Besides, Methods Nos. (1), (2) and (3) of making a stamper as disclosed in Patent Document No. 6 use a dry process, which requires expensive equipment. In addition, since there is a restriction due to the size of the equipment, it is difficult to make a stamper with a large area or a stamper of a special shape such as a roll.
In order to overcome the problems described above, a primary feature of the present technology is to provide an antireflective member that can minimize the production of diffracted light, consisting essentially of short-wave light components, in a broad range of angles of incidence, can eliminate the regular reflection and can still achieve expected antireflectivity even when made by a transfer process.

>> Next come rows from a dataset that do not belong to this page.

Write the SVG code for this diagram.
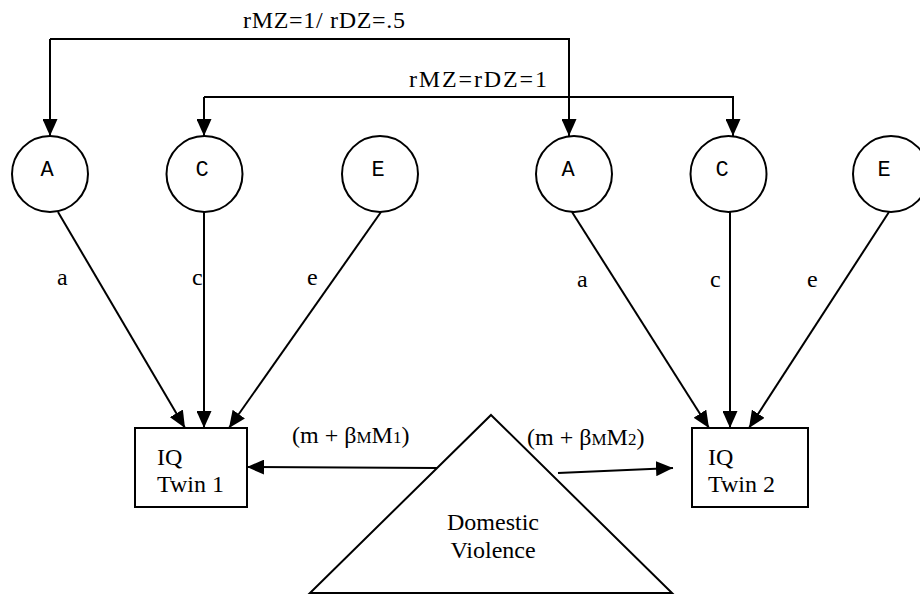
<svg xmlns="http://www.w3.org/2000/svg" width="920" height="596" viewBox="0 0 920 596">
<defs>
<marker id="ah" markerUnits="userSpaceOnUse" markerWidth="17" markerHeight="15" refX="17" refY="7.5" orient="auto">
<path d="M0,0 L17,7.5 L0,15 z" fill="#000"/>
</marker>
<marker id="ahs" markerUnits="userSpaceOnUse" markerWidth="17" markerHeight="15" refX="0" refY="7.5" orient="auto">
<path d="M17,0 L0,7.5 L17,15 z" fill="#000"/>
</marker>
<style>
.lat{fill:#fff;stroke:#000;stroke-width:2}
.lt{font-family:"Liberation Mono","Courier New",monospace;font-size:22px;fill:#000}
.t{font-family:"Liberation Serif","Times New Roman",serif;font-size:24px;fill:#000}
.box{fill:#fff;stroke:#000;stroke-width:2}
.ln{fill:none;stroke:#000;stroke-width:2}
.arr{marker-end:url(#ah)}
</style>
</defs>
<rect width="920" height="596" fill="#fff"/>

<g id="connectors">
<path class="ln arr" d="M50,39 V136"/>
<path class="ln arr" d="M50,39 H569 V136"/>
<path class="ln arr" d="M204,97 V136"/>
<path class="ln arr" d="M204,97 H733 V136"/>
<line class="ln arr" x1="58" y1="212" x2="185" y2="428"/>
<line class="ln arr" x1="204" y1="212" x2="204" y2="428"/>
<line class="ln arr" x1="381" y1="212" x2="229" y2="428"/>
<line class="ln arr" x1="572" y1="212" x2="709" y2="428"/>
<line class="ln arr" x1="730" y1="212" x2="730" y2="428"/>
<line class="ln arr" x1="889" y1="212" x2="749" y2="428"/>
<line class="ln arr" x1="437" y1="468" x2="247" y2="467"/>
<line class="ln arr" x1="558" y1="473" x2="673" y2="468"/>
<text class="t" x="243" y="28" font-size="22" textLength="162" lengthAdjust="spacing">rMZ=1/ rDZ=.5</text>
<text class="t" x="409" y="87" font-size="22" textLength="138" lengthAdjust="spacing">rMZ=rDZ=1</text>
<text class="t" x="57" y="285">a</text>
<text class="t" x="192" y="285">c</text>
<text class="t" x="307" y="285">e</text>
<text class="t" x="577" y="287">a</text>
<text class="t" x="710" y="287">c</text>
<text class="t" x="807" y="287">e</text>
<text class="t" x="292" y="443">(m + β<tspan font-size="17">M</tspan>M<tspan font-size="17">1</tspan>)</text>
<text class="t" x="527" y="445">(m + β<tspan font-size="17">M</tspan>M<tspan font-size="17">2</tspan>)</text>
</g>

<g id="A1"><circle class="lat" cx="50" cy="174" r="38"/><text class="lt" x="47" y="176" text-anchor="middle">A</text></g>
<g id="C1"><circle class="lat" cx="204.5" cy="174" r="38"/><text class="lt" x="202" y="176" text-anchor="middle">C</text></g>
<g id="E1"><circle class="lat" cx="380" cy="174" r="38"/><text class="lt" x="378" y="176" text-anchor="middle">E</text></g>
<g id="A2"><circle class="lat" cx="574" cy="174" r="38"/><text class="lt" x="568" y="176" text-anchor="middle">A</text></g>
<g id="C2"><circle class="lat" cx="728.5" cy="174" r="38"/><text class="lt" x="722" y="176" text-anchor="middle">C</text></g>
<g id="E2"><circle class="lat" cx="891" cy="174" r="38"/><text class="lt" x="884" y="176" text-anchor="middle">E</text></g>

<g id="IQ1"><rect class="box" x="135" y="428" width="112" height="79"/><text class="t" x="157" y="465">IQ</text><text class="t" x="157" y="492">Twin 1</text></g>
<g id="IQ2"><rect class="box" x="692" y="428" width="116" height="79"/><text class="t" x="708" y="465">IQ</text><text class="t" x="708" y="492">Twin 2</text></g>

<g id="DV"><polygon class="box" points="491,415 672,593 310,593"/><text class="t" x="493" y="530" text-anchor="middle">Domestic</text><text class="t" x="493" y="558" text-anchor="middle">Violence</text></g>
</svg>
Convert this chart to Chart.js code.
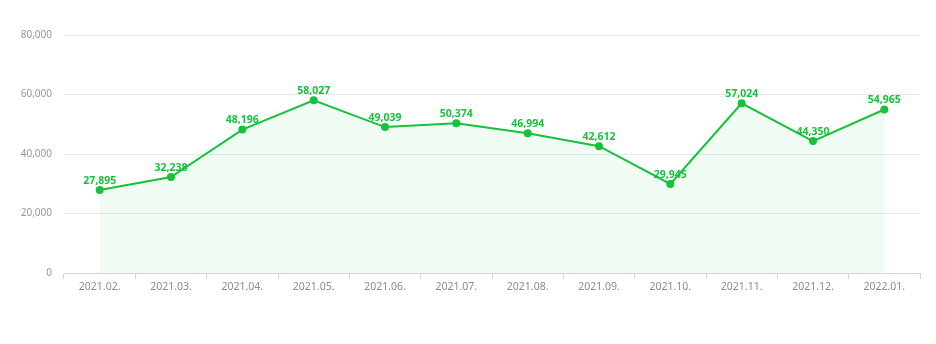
<!DOCTYPE html>
<html>
<head>
<meta charset="utf-8">
<script src="https://cdn.jsdelivr.net/npm/chart.js@4"></script>
<style>
  html, body { margin: 0; padding: 0; background: #fff; }
  #wrap { width: 936px; height: 344px; }
</style>
</head>
<body>
<div id="wrap"><canvas id="salesChart"></canvas></div>
<script>
const months = ["2021.02.", "2021.03.", "2021.04.", "2021.05.", "2021.06.", "2021.07.",
  "2021.08.", "2021.09.", "2021.10.", "2021.11.", "2021.12.", "2022.01."];
const values = [27895, 32238, 48196, 58027, 49039, 50374, 46994, 42612, 29945, 57024, 44350, 54965];
const yTicks = [0, 20000, 40000, 60000, 80000];

const green = "#17c23b";

// draws the value above each point
const valueLabels = {
  id: "valueLabels",
  afterDatasetsDraw(chart) {
    const ctx = chart.ctx;
    const meta = chart.getDatasetMeta(0);
    ctx.save();
    ctx.font = "bold 10.5px 'Noto Sans', sans-serif";
    ctx.fillStyle = green;
    ctx.textAlign = "center";
    ctx.textBaseline = "bottom";
    meta.data.forEach((pt, i) => {
      ctx.fillText(values[i].toLocaleString("en-US"), pt.x, pt.y - 4);
    });
    ctx.restore();
  }
};

new Chart(document.getElementById("salesChart"), {
  type: "line",
  data: {
    labels: months,
    datasets: [{
      data: values,
      borderColor: green,
      borderWidth: 2,
      backgroundColor: "rgba(60, 220, 90, 0.075)",
      fill: "origin",
      tension: 0,
      pointRadius: 4,
      pointBackgroundColor: green,
      pointBorderColor: green,
      pointBorderWidth: 0
    }]
  },
  options: {
    responsive: true,
    maintainAspectRatio: false,
    animation: false,
    layout: { padding: { top: 35, right: 16, bottom: 41, left: 0 } },
    plugins: { legend: { display: false }, tooltip: { enabled: false } },
    scales: {
      x: {
        offset: true,
        grid: { offset: true, drawOnChartArea: false, drawTicks: true, tickLength: 6, color: "#cdd5e6" },
        border: { color: "#cdd5e6" },
        ticks: { color: "#8c8c8c", font: { size: 10.5, family: "'Noto Sans', sans-serif" }, padding: 2 },
        afterFit(scale) { scale.height = 30; }
      },
      y: {
        min: 0,
        max: 80000,
        afterBuildTicks(scale) { scale.ticks = yTicks.map(v => ({ value: v })); },
        grid: { color: "#e9e9ec", drawTicks: false },
        border: { display: false },
        ticks: {
          color: "#999",
          padding: 12,
          font: { size: 10, family: "'Noto Sans', sans-serif" },
          callback: v => v.toLocaleString("en-US")
        },
        afterFit(scale) { scale.width = 64; }
      }
    }
  },
  plugins: [valueLabels]
});
</script>
</body>
</html>
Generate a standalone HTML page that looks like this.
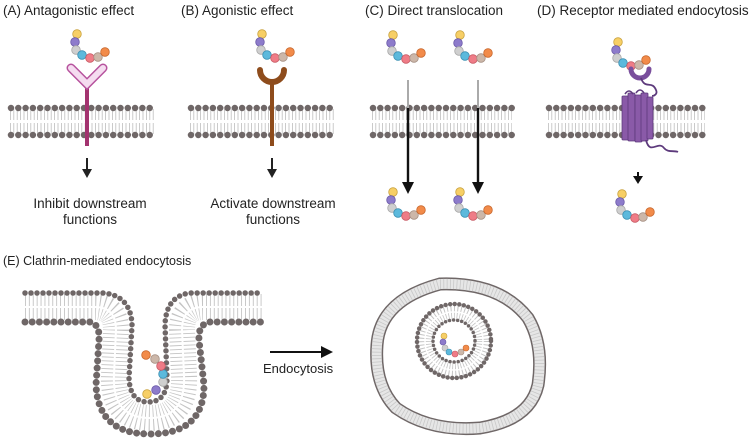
<!DOCTYPE html>
<html><head><meta charset="utf-8"><style>
html,body{margin:0;padding:0;background:#fff;}
svg{display:block;}
text{font-family:"Liberation Sans",Arial,sans-serif;fill:#222;}
</style></head><body>
<svg width="750" height="439" viewBox="0 0 750 439" xmlns="http://www.w3.org/2000/svg">
<defs>
<g id="chain">
<circle cx="0" cy="0" r="4.3" fill="#f7cf66" stroke="#c9a23e" stroke-width="0.8"/>
<circle cx="-2" cy="8" r="4.3" fill="#8d7bcb" stroke="#6a58a8" stroke-width="0.8"/>
<circle cx="-1" cy="16" r="4.3" fill="#cfcfcf" stroke="#a8a8a8" stroke-width="0.8"/>
<circle cx="5" cy="21" r="4.3" fill="#5cb9dc" stroke="#3a8fb2" stroke-width="0.8"/>
<circle cx="13" cy="24" r="4.3" fill="#ef7c87" stroke="#c85a64" stroke-width="0.8"/>
<circle cx="21" cy="23" r="4.3" fill="#ccb7a9" stroke="#a69084" stroke-width="0.8"/>
<circle cx="28" cy="18" r="4.3" fill="#f28b4a" stroke="#c8672c" stroke-width="0.8"/>
</g>
</defs>

<!-- titles -->
<text x="3" y="15" font-size="13.5">(A)  Antagonistic effect</text>
<text x="181" y="15" font-size="13.5">(B) Agonistic effect</text>
<text x="365" y="15" font-size="13.5">(C) Direct translocation</text>
<text x="537" y="15" font-size="13.5">(D)  Receptor mediated endocytosis</text>
<text x="3" y="265" font-size="12.5">(E)   Clathrin-mediated endocytosis</text>

<!-- straight membranes -->
<g>
<g stroke="#bdbdbd" stroke-width="11" stroke-dasharray="0.8 2.6" fill="none">
<path d="M10 114.5H155M190 114.5H335M372 114.5H512M548 114.5H705"/>
<path d="M10 128.5H155M190 128.5H335M372 128.5H512M548 128.5H705"/>
</g>
<g stroke="#6f6767" stroke-width="6.5" stroke-dasharray="0 7.3" stroke-linecap="round" fill="none">
<path d="M11 108H155M191 108H335M373 108H512M549 108H705"/>
<path d="M11 135H155M191 135H335M373 135H512M549 135H705"/>
</g>
</g>

<!-- A receptor -->
<line x1="87" y1="86" x2="87" y2="146" stroke="#a3336f" stroke-width="4"/>
<path d="M71 68 L87 84 L103 68" fill="none" stroke="#b7539e" stroke-width="9" stroke-linejoin="miter" stroke-linecap="round"/>
<path d="M71 68 L87 84 L103 68" fill="none" stroke="#f5dcf0" stroke-width="6" stroke-linejoin="miter" stroke-linecap="round"/>
<use href="#chain" x="77" y="34"/>

<!-- B receptor -->
<line x1="272" y1="84" x2="272" y2="146" stroke="#8e4c1c" stroke-width="4"/>
<path d="M260 70 A12 12 0 0 0 284 70" fill="none" stroke="#8e4c1c" stroke-width="6" stroke-linecap="round"/>
<use href="#chain" x="262" y="34"/>

<!-- arrows A,B -->
<g fill="#222" stroke="#222">
<line x1="87" y1="158" x2="87" y2="170" stroke-width="2"/><path d="M82 169H92L87 178Z" stroke="none"/>
<line x1="272" y1="158" x2="272" y2="170" stroke-width="2"/><path d="M267 169H277L272 178Z" stroke="none"/>
</g>
<text x="90" y="208" font-size="13.5" text-anchor="middle">Inhibit downstream</text>
<text x="90" y="224" font-size="13.5" text-anchor="middle">functions</text>
<text x="273" y="208" font-size="13.5" text-anchor="middle">Activate downstream</text>
<text x="273" y="224" font-size="13.5" text-anchor="middle">functions</text>

<!-- C -->
<line x1="408" y1="80" x2="408" y2="108" stroke="#aaa" stroke-width="2"/>
<line x1="478" y1="80" x2="478" y2="108" stroke="#aaa" stroke-width="2"/>
<g fill="#111" stroke="#111">
<line x1="408" y1="108" x2="408" y2="184" stroke-width="2.4"/><path d="M402 182H414L408 194Z" stroke="none"/>
<line x1="478" y1="108" x2="478" y2="184" stroke-width="2.4"/><path d="M472 182H484L478 194Z" stroke="none"/>
</g>
<use href="#chain" x="393" y="35"/>
<use href="#chain" x="460" y="35"/>
<use href="#chain" x="393" y="192"/>
<use href="#chain" x="460" y="192"/>

<!-- D -->
<use href="#chain" x="618" y="42"/>
<path d="M631 69 A9 9 0 0 0 649 69" fill="none" stroke="#7a4f9d" stroke-width="5" stroke-linecap="round"/>
<path d="M641 78 C645 90 652 80 656 90 C658 94 654 96 652 96" fill="none" stroke="#5d3a7c" stroke-width="1.8"/>
<g fill="#8a5aa8" stroke="#5d3a7c" stroke-width="0.8">
<rect x="622" y="96" width="7" height="44" rx="1"/>
<rect x="628" y="93" width="7" height="48" rx="1"/>
<rect x="635" y="95" width="7" height="47" rx="1"/>
<rect x="641" y="93" width="7" height="48" rx="1"/>
<rect x="647" y="97" width="6" height="42" rx="1"/>
</g>
<path d="M625 94 q4 -6 8 0 M636 93 q4 -6 8 0" fill="none" stroke="#5d3a7c" stroke-width="1.6"/>
<path d="M646 140 C650 156 658 140 664 148 C668 153 674 150 678 152" fill="none" stroke="#5d3a7c" stroke-width="1.8"/>
<g fill="#111" stroke="#111">
<line x1="638" y1="172" x2="638" y2="178" stroke-width="2"/><path d="M633 176H643L638 184Z" stroke="none"/>
</g>
<use href="#chain" x="622" y="194"/>

<!-- E: invagination -->
<g fill="none">
<path d="M25 307 H95 Q116 307 116 330 L114 375 Q112 418 150 418 Q186 418 184 375 L182 330 Q182 307 203 307 H262" stroke="#c4c4c4" stroke-width="26" stroke-dasharray="0.9 3"/>
<path d="M25 307 H95 Q116 307 116 330 L114 375 Q112 418 150 418 Q186 418 184 375 L182 330 Q182 307 203 307 H262" stroke="#fff" stroke-width="2"/>
<path d="M25 293 H104 Q131 296 132 325 L129 378 Q130 402 148 402 Q167 402 167 378 L165 325 Q166 296 190 293 H262" stroke="#6f6767" stroke-width="5.5" stroke-dasharray="0 6" stroke-linecap="round"/>
<path d="M25 322 H90 Q100 324 99 340 L96 385 Q98 434 150 434 Q204 434 204 385 L199 340 Q198 324 210 322 H262" stroke="#6f6767" stroke-width="7" stroke-dasharray="0 7.2" stroke-linecap="round"/>
</g>
<g stroke-width="0.8">
<circle cx="147" cy="394" r="4.3" fill="#f7cf66" stroke="#c9a23e"/>
<circle cx="156" cy="390" r="4.3" fill="#8d7bcb" stroke="#6a58a8"/>
<circle cx="163" cy="382" r="4.3" fill="#cfcfcf" stroke="#a8a8a8"/>
<circle cx="163" cy="374" r="4.3" fill="#5cb9dc" stroke="#3a8fb2"/>
<circle cx="161" cy="366" r="4.3" fill="#ef7c87" stroke="#c85a64"/>
<circle cx="155" cy="359" r="4.3" fill="#ccb7a9" stroke="#a69084"/>
<circle cx="146" cy="355" r="4.3" fill="#f28b4a" stroke="#c8672c"/>
</g>

<!-- arrow E -->
<line x1="270" y1="352" x2="322" y2="352" stroke="#111" stroke-width="2"/>
<path d="M321 346 L333 352 L321 358Z" fill="#111"/>
<text x="263" y="373" font-size="13">Endocytosis</text>

<!-- outer vesicle -->
<path d="M440 284 Q500 282 528 318 Q544 345 538 385 Q530 420 480 428 Q430 432 396 408 Q374 385 377 345 Q380 300 440 284Z" fill="none" stroke="#6f6767" stroke-width="13"/>
<path d="M440 284 Q500 282 528 318 Q544 345 538 385 Q530 420 480 428 Q430 432 396 408 Q374 385 377 345 Q380 300 440 284Z" fill="none" stroke="#e6e6e6" stroke-width="10"/>
<path d="M440 284 Q500 282 528 318 Q544 345 538 385 Q530 420 480 428 Q430 432 396 408 Q374 385 377 345 Q380 300 440 284Z" fill="none" stroke="#c8c8c8" stroke-width="10" stroke-dasharray="0.8 2.5"/>

<!-- inner vesicle -->
<circle cx="454" cy="341" r="29" fill="none" stroke="#c4c4c4" stroke-width="16" stroke-dasharray="0.9 2.2"/>
<circle cx="454" cy="341" r="29" fill="none" stroke="#fff" stroke-width="1.5"/>
<circle cx="454" cy="341" r="37" fill="none" stroke="#6f6767" stroke-width="4.5" stroke-dasharray="0 4.6" stroke-linecap="round"/>
<circle cx="454" cy="341" r="21" fill="none" stroke="#6f6767" stroke-width="3.5" stroke-dasharray="0 4.1" stroke-linecap="round"/>
<g stroke-width="0.6">
<circle cx="444" cy="336" r="3" fill="#f7cf66" stroke="#c9a23e"/>
<circle cx="443" cy="342" r="3" fill="#8d7bcb" stroke="#6a58a8"/>
<circle cx="445" cy="348" r="3" fill="#cfcfcf" stroke="#a8a8a8"/>
<circle cx="449" cy="352" r="3" fill="#5cb9dc" stroke="#3a8fb2"/>
<circle cx="455" cy="354" r="3" fill="#ef7c87" stroke="#c85a64"/>
<circle cx="461" cy="352" r="3" fill="#ccb7a9" stroke="#a69084"/>
<circle cx="466" cy="348" r="3" fill="#f28b4a" stroke="#c8672c"/>
</g>
</svg>
</body></html>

Another feature of the present technology is to provide a method of making a stamper that can be used effectively to make a stamper with a large area or of a special shape. A more specific feature of the present technology is to provide a stamper that can be used effectively to make the uneven surface pattern of an antireflective member with a motheye structure and also provide a method of making such a stamper.